If you only need a ride to your lodging, book the simplest airport transfer that fits your arrival time, group, and gear. If you are planning one to three ski days and want the smoother option from Salt Lake City, view our Utah ski resort day trips and book online or send us your arrival details so we can help you choose the right setup.

Can I realistically land at SLC and reach Park City the same day?

Yes. The airport is close enough for same-day arrival, but baggage claim, snow, and traffic can affect how quickly you get to your hotel or the resort area.

Are shared shuttles practical if I have skis or a snowboard?

Usually yes, but you should declare oversized gear when booking. Large groups or several ski bags make advance planning more important.

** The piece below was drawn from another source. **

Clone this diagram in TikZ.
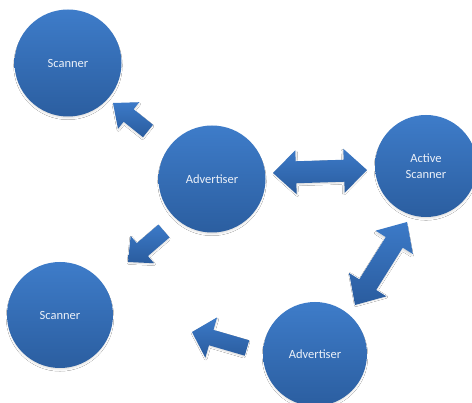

What is the biggest drawback of using a rideshare from the airport?

Availability can tighten during busy ski travel periods, and the first vehicle offered may not have enough room for your party and equipment.

Do most Park City visitors need a car after arrival?

Not always. The free local bus network reaches major areas, so many ski-focused visitors can manage well without driving in town.

When is a private transfer worth considering?

It is often the easiest choice for families, late arrivals, or travelers who want fewer moving parts between baggage claim and check-in.

What if my flight gets in very late?

Very late arrivals may have fewer shared options. In that situation, a private ride or next-day ski transfer can be more realistic than trying to improvise on arrival.

Is a guided ski day too much if I mainly need transportation?

If you already have lodging in Park City and just need airport-to-hotel transport, a standard transfer is fine. A guided ski day makes more sense when you also want the ski logistics organized from Salt Lake City.